Multi-Granularity Regularized Re-Balancing for Class Incremental Learning
This addresses data imbalance issues in incremental learning for applications like fault diagnosis, but it is incremental as it builds on existing re-balancing methods.
The paper tackles catastrophic forgetting in class incremental learning by proposing Multi-Granularity Regularized re-Balancing (MGRB), an assumption-agnostic method that uses re-balancing and a novel regularization term based on class hierarchies to improve learning of both old and new classes, with experimental validation on public and real-world datasets.

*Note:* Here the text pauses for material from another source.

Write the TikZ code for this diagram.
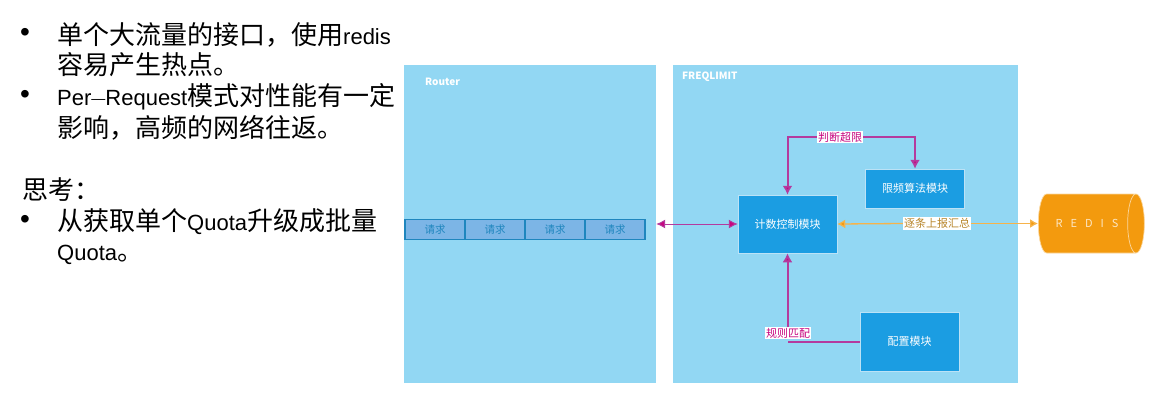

Deep learning models suffer from catastrophic forgetting when learning new tasks incrementally. Incremental learning has been proposed to retain the knowledge of old classes while learning to identify new classes. A typical approach is to use a few exemplars to avoid forgetting old knowledge. In such a scenario, data imbalance between old and new classes is a key issue that leads to performance degradation of the model. Several strategies have been designed to rectify the bias towards the new classes due to data imbalance. However, they heavily rely on the assumptions of the bias relation between old and new classes. Therefore, they are not suitable for complex real-world applications. In this study, we propose an assumption-agnostic method, Multi-Granularity Regularized re-Balancing (MGRB), to address this problem. Re-balancing methods are used to alleviate the influence of data imbalance; however, we empirically discover that they would under-fit new classes. To this end, we further design a novel multi-granularity regularization term that enables the model to consider the correlations of classes in addition to re-balancing the data. A class hierarchy is first constructed by grouping the semantically or visually similar classes. The multi-granularity regularization then transforms the one-hot label vector into a continuous label distribution, which reflects the relations between the target class and other classes based on the constructed class hierarchy. Thus, the model can learn the inter-class relational information, which helps enhance the learning of both old and new classes. Experimental results on both public datasets and a real-world fault diagnosis dataset verify the effectiveness of the proposed method.